Why Can’t We Embrace the Low-Carb Journey?
But for me, that didn’t happen. The way had traveled too far
to the left. It had gone from eating fat in the same proportion as found in
nature, the amount you would find in a reasonably lean piece of beef (1972) and
recipes that only used chicken breast and other lean meats (1999) to extremely-fatty
meats smothered in sour cream and cheese, and drowning in melted butter or mayo
every single day.
The way had changed from adding back into your diet the
foods you missed the most (1972) or creating your own personalized 20 full-carbs
Induction diet (1992) to something called the Carbohydrate Ladder that had to
be followed religiously in 2007 along with the Atkins’ Nutritionals view on
vegetables or you were not doing Atkins.
Okay. So in 2007 when I was eating 20 full carbs and 45 to 60
grams of fat per day and managed to shed a lot of body fat eating that way, I
was not doing Atkins according to the low-carb community. But they didn’t want
me to call what I was doing Kimkins either – even though that’s exactly what I
was doing. I am not going to lie about that. I was following Kimmer’s original
recommendations that she posted on Low Carb Friends: 72 grams of lean protein,
20 full carbs, and just enough dietary fats to make the diet work for you.

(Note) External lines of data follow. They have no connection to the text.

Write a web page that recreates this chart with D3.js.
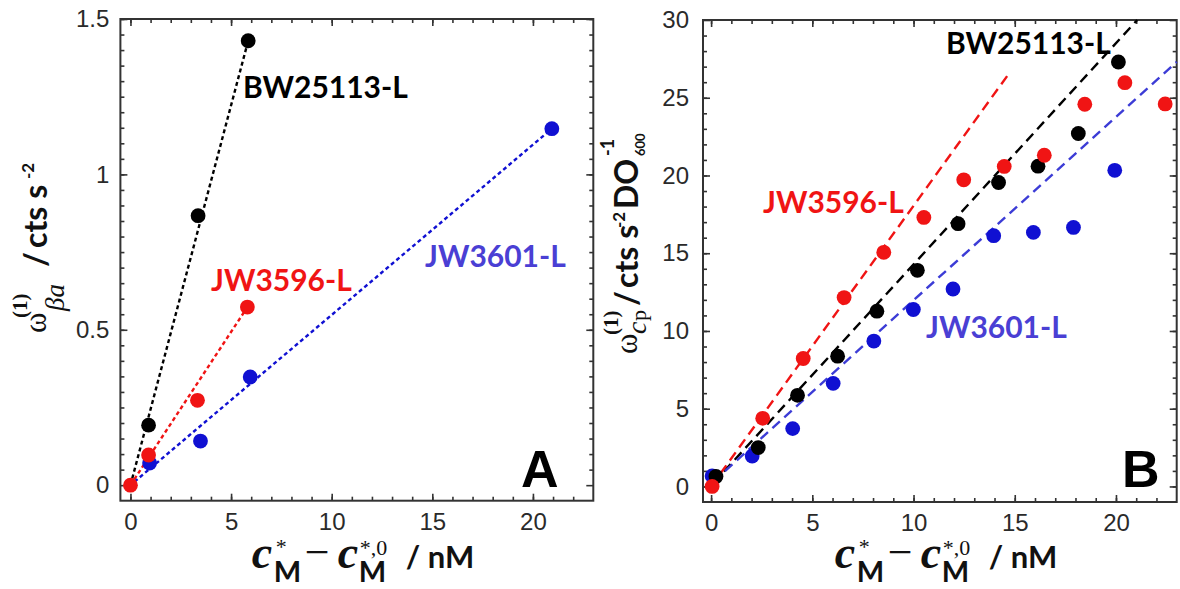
<!DOCTYPE html>
<html><head><meta charset="utf-8">
<script src="https://cdn.jsdelivr.net/npm/d3@7"></script>
<style>body{margin:0;background:#fff}svg{display:block}</style>
</head><body>
<svg id="chart" width="1180" height="589"></svg>
<script>
// ---------- Panel A data ----------
const seriesNames = ["BW25113-L", "JW3596-L", "JW3601-L"];
const aBlackX = [0.90, 3.36, 5.85];
const aBlackY = [0.193, 0.867, 1.43];
const aRedX = [0, 0.90, 3.33, 5.81];
const aRedY = [0, 0.097, 0.273, 0.573];
const aBlueX = [0.95, 3.48, 5.95, 20.94];
const aBlueY = [0.071, 0.142, 0.348, 1.147];
const aBlackFitX = [0, 5.85],  aBlackFitY = [0, 1.43];
const aRedFitX = [0, 5.81],    aRedFitY = [0, 0.573];
const aBlueFitX = [0.2, 20.94], aBlueFitY = [0.011, 1.147];
const aXTicks = [0, 5, 10, 15, 20];
const aYTicks = [0, 0.5, 1, 1.5];
const aYTickLabels = ["0", "0.5", "1", "1.5"];

// ---------- Panel B data ----------
const bBlackX = [0.24, 2.33, 4.27, 6.25, 8.19, 10.19, 12.2, 14.2, 16.15, 18.14, 20.12];
const bBlackY = [0.64, 2.5, 5.86, 8.38, 11.27, 13.9, 16.9, 19.55, 20.6, 22.7, 27.3];
const bRedX = [0.05, 2.55, 4.55, 6.57, 8.53, 10.51, 12.48, 14.48, 16.46, 18.46, 20.44, 22.43];
const bRedY = [0, 4.38, 8.23, 12.15, 15.06, 17.3, 19.72, 20.58, 21.3, 24.58, 25.97, 24.6];
const bBlueX = [0.05, 2.03, 4.03, 6.03, 8.04, 9.99, 11.95, 13.96, 15.92, 17.9, 19.94];
const bBlueY = [0.68, 1.96, 3.72, 6.63, 9.35, 11.38, 12.7, 16.13, 16.34, 16.66, 20.33];
const bBlackFitX = [0.1, 21.05], bBlackFitY = [0.2, 30];
const bRedFitX = [0, 14.66],     bRedFitY = [0, 26.46];
const bBlueFitX = [0.1, 23],     bBlueFitY = [0.3, 27.3];
const bXTicks = [0, 5, 10, 15, 20];
const bYTicks = [0, 5, 10, 15, 20, 25, 30];
const bYTickLabels = ["0", "5", "10", "15", "20", "25", "30"];

const zip = (xs, ys) => xs.map((v, i) => [v, ys[i]]);
const svg = d3.select("#chart");
const C = {black: "#000000", red: "#f01414", blue: "#1010d2", blueLine: "#3c3cd6", blueText: "#4a3fd4"};

function drawPanel(o) {
  const g = svg.append("g");
  const x = d3.scaleLinear().domain(o.xDomain).range(o.xRange);
  const y = d3.scaleLinear().domain(o.yDomain).range(o.yRange);
  const [xl, xr] = o.xRange, [yb, yt] = o.yRange;

  const styleAxis = sel => {
    sel.select(".domain").remove();
    sel.selectAll(".tick line").attr("stroke", "#333").attr("stroke-width", 1.6);
    sel.selectAll("text").attr("font-family", "'Liberation Sans', Arial, sans-serif")
       .attr("font-size", 24).attr("fill", "#2a2a2a");
  };
  const minorSpecs = [
    [d3.axisBottom(x).tickValues(o.xMinor), `translate(0,${yb})`],
    [d3.axisTop(x).tickValues(o.xMinor), `translate(0,${yt})`],
    [d3.axisLeft(y).tickValues(o.yMinor), `translate(${xl},0)`],
    [d3.axisRight(y).tickValues(o.yMinor), `translate(${xr},0)`]
  ];
  minorSpecs.forEach(([ax, tr]) => {
    g.append("g").attr("transform", tr).call(ax.tickFormat("").tickSizeInner(-4).tickSizeOuter(0)).call(styleAxis);
  });
  g.append("g").attr("transform", `translate(0,${yb})`)
    .call(d3.axisBottom(x).tickValues(o.xTicks).tickFormat(d3.format("d")).tickSizeInner(-7).tickSizeOuter(0).tickPadding(12))
    .call(styleAxis);
  g.append("g").attr("transform", `translate(0,${yt})`)
    .call(d3.axisTop(x).tickValues(o.xTicks).tickFormat("").tickSizeInner(-7).tickSizeOuter(0)).call(styleAxis);
  g.append("g").attr("transform", `translate(${xl},0)`)
    .call(d3.axisLeft(y).tickValues(o.yTicks).tickFormat((d, i) => o.yTickLabels[i]).tickSizeInner(-7).tickSizeOuter(0).tickPadding(o.yPad))
    .call(styleAxis);
  g.append("g").attr("transform", `translate(${xr},0)`)
    .call(d3.axisRight(y).tickValues(o.yTicks).tickFormat("").tickSizeInner(-7).tickSizeOuter(0)).call(styleAxis);

  g.append("rect").attr("x", xl).attr("y", yt).attr("width", xr - xl).attr("height", yb - yt)
    .attr("fill", "none").attr("stroke", "#333").attr("stroke-width", 2);

  const line = d3.line().x(d => x(d[0])).y(d => y(d[1]));
  o.fits.forEach(f => {
    g.append("path").datum(zip(f.xs, f.ys)).attr("d", line).attr("fill", "none")
      .attr("stroke", f.color).attr("stroke-width", 2.4).attr("stroke-dasharray", o.dash);
  });
  o.points.forEach(p => {
    g.append("g").selectAll("circle").data(zip(p.xs, p.ys)).join("circle")
      .attr("cx", d => x(d[0])).attr("cy", d => y(d[1])).attr("r", 7.4).attr("fill", p.color);
  });
  o.labels.forEach(l => {
    g.append("text").attr("x", l.x).attr("y", l.y).text(l.text)
      .attr("font-family", "Lato, 'Open Sans', sans-serif").attr("font-weight", "bold")
      .attr("font-size", 30).attr("fill", l.color);
  });
  g.append("text").attr("x", o.letterX).attr("y", 487).text(o.letter)
    .attr("font-family", "'Liberation Sans', Arial, sans-serif").attr("font-weight", "bold")
    .attr("font-size", 52).attr("fill", "#000");

  // x-axis label  c*_M − c*,0_M / nM
  const sx = (xl + xr) / 2 - 105, bl = 568;
  const serif = "'Liberation Serif', 'Times New Roman', serif";
  const lab = g.append("g");
  const t = (txt, dx, dy, fam, size, weight, style) =>
    lab.append("text").attr("x", sx + dx).attr("y", bl + dy).text(txt).attr("font-family", fam)
      .attr("font-size", size).attr("font-weight", weight || "normal").attr("font-style", style || "normal").attr("fill", "#111");
  t("c", 0, 0, serif, 46, "bold", "italic");
  t("*", 24, -14, serif, 22, "normal");
  t("M", 22, 14, "Lato, sans-serif", 29, "bold");
  t("\u2212", 53, -1, serif, 44, "normal");
  t("c", 86, 0, serif, 46, "bold", "italic");
  t("*,0", 108, -13, serif, 22, "normal");
  t("M", 107, 14, "Lato, sans-serif", 29, "bold");
  t("/ nM", 154, 0, "Lato, sans-serif", 31, "bold");

  // y-axis label (rotated)
  const yl = g.append("g").attr("transform", `translate(${o.yLab.x},${o.yLab.y}) rotate(-90)`);
  o.yLab.parts.forEach(p => {
    yl.append("text").attr("x", p[1]).attr("y", p[2]).text(p[0]).attr("font-family", p[3])
      .attr("font-size", p[4]).attr("font-weight", p[5] || "normal").attr("font-style", p[6] || "normal")
      .attr("fill", "#111");
  });
}

const serifF = "'Liberation Serif', 'Times New Roman', serif";
const sansF = "Lato, sans-serif";

drawPanel({
  xDomain: [-0.5, 23], xRange: [120.4, 593.3],
  yDomain: [-0.05, 1.5], yRange: [500.7, 19],
  xTicks: aXTicks, xMinor: d3.range(0, 23, 1),
  yTicks: aYTicks, yTickLabels: aYTickLabels, yMinor: d3.range(0, 30).map(i => i * 0.05 + 0.05),
  yPad: 11, dash: "4,3",
  fits: [
    {xs: aBlackFitX, ys: aBlackFitY, color: C.black},
    {xs: aRedFitX, ys: aRedFitY, color: C.red},
    {xs: aBlueFitX, ys: aBlueFitY, color: C.blue}
  ],
  points: [
    {xs: aBlackX, ys: aBlackY, color: C.black},
    {xs: aBlueX, ys: aBlueY, color: C.blue},
    {xs: aRedX, ys: aRedY, color: C.red}
  ],
  labels: [
    {text: seriesNames[0], x: 243, y: 98, color: "#000"},
    {text: seriesNames[1], x: 211, y: 291, color: C.red},
    {text: seriesNames[2], x: 425, y: 267, color: C.blueText}
  ],
  letter: "A", letterX: 521,
  yLab: {x: 47, y: 334, parts: [
    ["\u03C9", 1, -1, serifF, 31],
    ["(1)", 16, -20, serifF, 21, "bold"],
    ["\u03B2a", 23, 17, serifF, 27, "normal", "italic"],
    ["/", 67, 0, sansF, 32, "bold"],
    ["cts s", 86, 0, sansF, 32, "bold"],
    ["-2", 155, -13, sansF, 17, "bold"]
  ]}
});

drawPanel({
  xDomain: [-0.4, 23], xRange: [703, 1176.7],
  yDomain: [-1, 30], yRange: [502, 20],
  xTicks: bXTicks, xMinor: d3.range(0, 23, 1),
  yTicks: bYTicks, yTickLabels: bYTickLabels, yMinor: d3.range(0, 30, 1),
  yPad: 14, dash: "10,6",
  fits: [
    {xs: bBlackFitX, ys: bBlackFitY, color: C.black},
    {xs: bRedFitX, ys: bRedFitY, color: C.red},
    {xs: bBlueFitX, ys: bBlueFitY, color: C.blueLine}
  ],
  points: [
    {xs: bBlueX, ys: bBlueY, color: C.blue},
    {xs: bBlackX, ys: bBlackY, color: C.black},
    {xs: bRedX, ys: bRedY, color: C.red}
  ],
  labels: [
    {text: seriesNames[0], x: 946, y: 54, color: "#000"},
    {text: seriesNames[1], x: 763, y: 213, color: C.red},
    {text: seriesNames[2], x: 926, y: 338, color: C.blueText}
  ],
  letter: "B", letterX: 1122,
  yLab: {x: 638, y: 355, parts: [
    ["\u03C9", 1, -1, serifF, 31],
    ["(1)", 20, -20, serifF, 21, "bold"],
    ["c", 21, 8, serifF, 28, "normal", "italic"],
    ["p", 34, 8, serifF, 22],
    ["/", 49, 0, sansF, 32, "bold"],
    ["cts s", 67, 0, sansF, 32, "bold"],
    ["-2", 127, -13, sansF, 17, "bold"],
    ["DO", 146, 0, sansF, 32, "bold"],
    ["600", 199, 7, sansF, 13, "bold"],
    ["-1", 199, -24, sansF, 18, "bold"]
  ]}
});
</script>
</body></html>
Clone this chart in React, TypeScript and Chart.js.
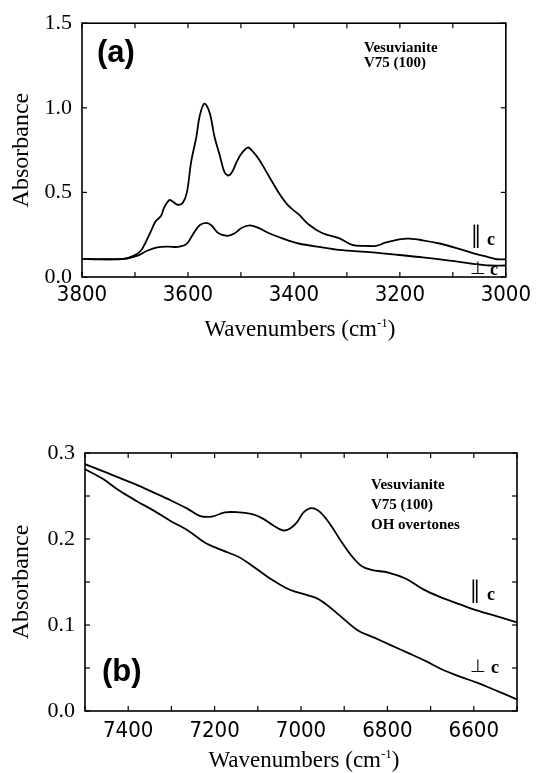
import React, { useEffect, useRef } from "react";
import { Chart, registerables } from "chart.js";
Chart.register(...registerables);

// ---------- Panel (a): OH stretching region ----------
const aParallelX = [3800, 3759, 3721, 3702, 3689, 3680, 3670, 3661, 3651, 3645, 3635, 3629, 3619, 3610, 3602, 3594, 3584, 3578, 3569, 3559, 3550, 3540, 3531, 3523, 3515, 3508, 3499, 3487, 3480, 3467, 3448, 3429, 3410, 3391, 3372, 3347, 3315, 3290, 3264, 3245, 3226, 3201, 3182, 3157, 3125, 3093, 3061, 3036, 3017, 3000];
const aParallelY = [0.107, 0.104, 0.107, 0.126, 0.155, 0.204, 0.27, 0.33, 0.36, 0.41, 0.455, 0.446, 0.427, 0.437, 0.5, 0.68, 0.83, 0.95, 1.025, 0.97, 0.83, 0.72, 0.62, 0.6, 0.63, 0.68, 0.73, 0.765, 0.75, 0.7, 0.6, 0.5, 0.42, 0.37, 0.31, 0.26, 0.23, 0.19, 0.184, 0.184, 0.204, 0.223, 0.227, 0.217, 0.198, 0.171, 0.14, 0.12, 0.105, 0.105];
const aPerpX = [3800, 3721, 3695, 3677, 3658, 3638, 3619, 3603, 3591, 3578, 3565, 3556, 3543, 3525, 3511, 3499, 3483, 3467, 3448, 3423, 3391, 3347, 3315, 3252, 3201, 3157, 3106, 3061, 3030, 3000];
const aPerpY = [0.107, 0.107, 0.126, 0.155, 0.175, 0.18, 0.178, 0.194, 0.25, 0.306, 0.32, 0.306, 0.26, 0.243, 0.26, 0.29, 0.305, 0.29, 0.26, 0.23, 0.198, 0.175, 0.16, 0.146, 0.13, 0.116, 0.097, 0.078, 0.068, 0.068];
const aXTicks = [3800, 3600, 3400, 3200, 3000];
const aYTicks = [0, 0.5, 1.0, 1.5];

// ---------- Panel (b): OH overtones ----------
const bParallelX = [7500, 7459, 7420, 7380, 7341, 7302, 7262, 7235, 7207, 7176, 7144, 7113, 7089, 7065, 7042, 7026, 7010, 6994, 6975, 6955, 6931, 6908, 6884, 6861, 6837, 6798, 6758, 6719, 6680, 6632, 6593, 6546, 6500];
const bParallelY = [0.287, 0.279, 0.271, 0.263, 0.254, 0.245, 0.235, 0.227, 0.226, 0.231, 0.231, 0.229, 0.224, 0.216, 0.21, 0.212, 0.219, 0.231, 0.236, 0.231, 0.216, 0.198, 0.181, 0.169, 0.164, 0.161, 0.154, 0.142, 0.133, 0.124, 0.117, 0.11, 0.103];
const bPerpX = [7500, 7459, 7420, 7380, 7341, 7302, 7262, 7223, 7183, 7144, 7105, 7065, 7026, 6987, 6963, 6939, 6908, 6869, 6829, 6790, 6750, 6711, 6672, 6632, 6593, 6554, 6500];
const bPerpY = [0.281, 0.27, 0.256, 0.244, 0.233, 0.221, 0.21, 0.196, 0.187, 0.179, 0.166, 0.152, 0.141, 0.135, 0.131, 0.123, 0.11, 0.094, 0.085, 0.076, 0.067, 0.058, 0.048, 0.04, 0.033, 0.025, 0.0135];
const bXTicks = [7400, 7200, 7000, 6800, 6600];
const bYTicks = [0, 0.1, 0.2, 0.3];

const SERIF = "'Liberation Serif', 'Times New Roman', serif";
const NARROW = "'Liberation Sans Narrow', 'Arial Narrow', 'DejaVu Sans Condensed', 'Liberation Sans', sans-serif";
const SANS = "'Liberation Sans', Arial, sans-serif";

type TextItem = { text: string; x: number; y: number; font: string; align?: CanvasTextAlign; baseline?: CanvasTextBaseline };

const framePlugin = {
  id: "frameTicksTexts",
  afterDatasetsDraw(chart: any, _args: any, opts: any) {
    const { ctx, chartArea: a, scales } = chart;
    const x = scales.x, y = scales.y;
    ctx.save();
    ctx.strokeStyle = "#000";
    ctx.lineWidth = 1.6;
    ctx.strokeRect(a.left, a.top, a.right - a.left, a.bottom - a.top);
    ctx.lineWidth = 1.2;
    const tl = 5;
    const seg = (x1: number, y1: number, x2: number, y2: number) => {
      ctx.beginPath(); ctx.moveTo(x1, y1); ctx.lineTo(x2, y2); ctx.stroke();
    };
    const nx = Math.round((x.max - x.min) / opts.xMinor);
    for (let i = 0; i <= nx; i++) {
      const px = x.getPixelForValue(x.min + i * opts.xMinor);
      seg(px, a.bottom, px, a.bottom - tl);
      seg(px, a.top, px, a.top + tl);
    }
    const ny = Math.round((y.max - y.min) / opts.yMinor);
    for (let i = 0; i <= ny; i++) {
      const py = y.getPixelForValue(y.min + i * opts.yMinor);
      seg(a.left, py, a.left + tl, py);
      seg(a.right, py, a.right - tl, py);
    }
    ctx.fillStyle = "#000";
    (opts.texts as TextItem[]).forEach((t) => {
      ctx.font = t.font;
      ctx.textAlign = t.align || "left";
      ctx.textBaseline = t.baseline || "alphabetic";
      ctx.fillText(t.text, t.x, t.y);
    });
    // x axis title with superscript
    const xt = opts.xTitle;
    const mainFont = `23px ${SERIF}`;
    const supFont = `13px ${SERIF}`;
    ctx.textAlign = "left";
    ctx.textBaseline = "alphabetic";
    ctx.font = mainFont;
    const p1 = "Wavenumbers (cm", p3 = ")";
    const w1 = ctx.measureText(p1).width, w3 = ctx.measureText(p3).width;
    ctx.font = supFont;
    const p2 = "-1";
    const w2 = ctx.measureText(p2).width;
    let sx = xt.x - (w1 + w2 + w3) / 2;
    ctx.font = mainFont; ctx.fillText(p1, sx, xt.y); sx += w1;
    ctx.font = supFont; ctx.fillText(p2, sx, xt.y - 9); sx += w2;
    ctx.font = mainFont; ctx.fillText(p3, sx, xt.y);
    ctx.restore();
  },
};

function pts(xs: number[], ys: number[]) {
  return xs.map((v, i) => ({ x: v, y: ys[i] }));
}

type PanelSpec = {
  height: number;
  top: number;
  series: { x: number[]; y: number[] }[];
  xMin: number; xMax: number; xTicks: number[]; xMinor: number;
  yMin: number; yMax: number; yTicks: number[]; yMinor: number;
  axisLeft: number; padRight: number; padTop: number; xAxisHeight: number;
  xLabelPad: number; yLabelPad: number;
  texts: TextItem[];
  xTitle: { x: number; y: number };
};

function buildConfig(p: PanelSpec): any {
  return {
    type: "line",
    data: {
      datasets: p.series.map((s) => ({
        data: pts(s.x, s.y),
        borderColor: "#000",
        borderWidth: 1.8,
        pointRadius: 0,
        tension: 0.35,
        fill: false,
      })),
    },
    options: {
      animation: false,
      responsive: false,
      maintainAspectRatio: false,
      layout: { padding: { left: 0, right: p.padRight, top: p.padTop, bottom: 0 } },
      plugins: {
        legend: { display: false },
        tooltip: { enabled: false },
        frameTicksTexts: { xMinor: p.xMinor, yMinor: p.yMinor, texts: p.texts, xTitle: p.xTitle },
      },
      scales: {
        x: {
          type: "linear",
          reverse: true,
          min: p.xMin,
          max: p.xMax,
          grid: { display: false, drawTicks: false },
          border: { display: false },
          afterBuildTicks: (s: any) => { s.ticks = p.xTicks.map((v) => ({ value: v })); },
          afterFit: (s: any) => { s.height = p.xAxisHeight; },
          ticks: {
            autoSkip: false,
            maxRotation: 0,
            padding: p.xLabelPad,
            color: "#000",
            font: { family: NARROW, size: 22 },
            callback: (v: any) => String(v),
          },
        },
        y: {
          type: "linear",
          min: p.yMin,
          max: p.yMax,
          grid: { display: false, drawTicks: false },
          border: { display: false },
          afterBuildTicks: (s: any) => { s.ticks = p.yTicks.map((v) => ({ value: v })); },
          afterFit: (s: any) => { s.width = p.axisLeft; },
          ticks: {
            padding: p.yLabelPad,
            color: "#000",
            font: { family: SERIF, size: 22 },
            callback: (v: any) => Number(v).toFixed(1),
          },
          title: {
            display: true,
            text: "Absorbance",
            color: "#000",
            font: { family: SERIF, size: 24 },
            padding: { top: 7, bottom: 0 },
          },
        },
      },
    },
    plugins: [framePlugin],
  };
}

const panelA: PanelSpec = {
  height: 386,
  top: 0,
  series: [{ x: aParallelX, y: aParallelY }, { x: aPerpX, y: aPerpY }],
  xMin: 3000, xMax: 3800, xTicks: aXTicks, xMinor: 100,
  yMin: 0, yMax: 1.5, yTicks: aYTicks, yMinor: 0.5,
  axisLeft: 82, padRight: 24, padTop: 20, xAxisHeight: 109,
  xLabelPad: 5, yLabelPad: 10,
  texts: [
    { text: "(a)", x: 97, y: 53, font: `bold 31px ${SANS}`, baseline: "middle" },
    { text: "Vesuvianite", x: 364, y: 52, font: `bold 15px ${SERIF}` },
    { text: "V75 (100)", x: 364, y: 67, font: `bold 15px ${SERIF}` },
    { text: "\u2016", x: 476, y: 239, font: `34px ${SERIF}`, align: "center", baseline: "middle" },
    { text: "c", x: 491, y: 245, font: `bold 18px ${SERIF}`, align: "center" },
    { text: "\u22A5", x: 478, y: 269, font: `18px ${SERIF}`, align: "center", baseline: "middle" },
    { text: "c", x: 494, y: 275, font: `bold 18px ${SERIF}`, align: "center" },
  ],
  xTitle: { x: 300, y: 336 },
};

const panelB: PanelSpec = {
  height: 387,
  top: 386,
  series: [{ x: bParallelX, y: bParallelY }, { x: bPerpX, y: bPerpY }],
  xMin: 6500, xMax: 7500, xTicks: bXTicks, xMinor: 100,
  yMin: 0, yMax: 0.3, yTicks: bYTicks, yMinor: 0.05,
  axisLeft: 85, padRight: 19, padTop: 67, xAxisHeight: 62,
  xLabelPad: 7, yLabelPad: 10,
  texts: [
    { text: "(b)", x: 102, y: 286, font: `bold 31px ${SANS}`, baseline: "middle" },
    { text: "Vesuvianite", x: 371, y: 103, font: `bold 15px ${SERIF}` },
    { text: "V75 (100)", x: 371, y: 123, font: `bold 15px ${SERIF}` },
    { text: "OH overtones", x: 371, y: 143, font: `bold 15px ${SERIF}` },
    { text: "\u2016", x: 475, y: 208, font: `34px ${SERIF}`, align: "center", baseline: "middle" },
    { text: "c", x: 491, y: 214, font: `bold 18px ${SERIF}`, align: "center" },
    { text: "\u22A5", x: 478, y: 281, font: `18px ${SERIF}`, align: "center", baseline: "middle" },
    { text: "c", x: 495, y: 287, font: `bold 18px ${SERIF}`, align: "center" },
  ],
  xTitle: { x: 304, y: 381 },
};

function Panel({ spec }: { spec: PanelSpec }) {
  const ref = useRef<HTMLCanvasElement>(null);
  useEffect(() => {
    const chart = new Chart(ref.current as HTMLCanvasElement, buildConfig(spec));
    return () => chart.destroy();
  }, []);
  return (
    <div style={{ position: "absolute", left: 0, top: spec.top, width: 536, height: spec.height }}>
      <canvas ref={ref} width={536} height={spec.height} style={{ display: "block", width: 536, height: spec.height }} />
    </div>
  );
}

export default function App() {
  return (
    <div style={{ background: "#fff" }}>
      <Panel spec={panelA} />
      <Panel spec={panelB} />
    </div>
  );
}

It was discovered by someone within the low-carb community that
Kimmer had posted false pictures of herself on the Internet, and she was actually
fat. She wasn’t living a low-carb lifestyle, and that angered a lot of people.
In addition, she was verbally telling people to drop their calories to 300 per
day. A few people were gullible enough to do that and ended up sick, so the
low-carb community banded together and got Kimmer prosecuted for fraud.
Instead of questioning why anyone in their right mind would
ever drop their calories to 300 per day, they decided to totally abandon the
idea of eating lower fats and go completely the other way. Now, we don’t simply
have folks eating a high-fat diet, we have people doing something akin to the
Atkins’ Fat Fast at 85 percent fat and calling it Nutritional Ketosis.
Nutritional? Hardly…but almost no one is questioning that.
Hardly no one is questioning the strange habits attached to that diet in order
to eat that much fat per day. People are simply following the crowd (the same
as they did with Kimkins) without evaluating their personal results. As a
community, we’ve traveled from one extreme to the other.
So What Now?
As a community, are we ever going to actually support those
who find what works for them, and then do that for the rest of their life? Are
we?
That’s easy to say, but hard to put into practice. It’s far
easier to judge what someone else is doing. It’s easier to attack those who
aren’t doing low-carb the way that we think they should be, than it is to be
happy that someone has finally found something that works for them -- even if that's simply counting calories or eating a lower-fat low-carb diet. It’s far
easier to allow our fears and insecurities to rule over us.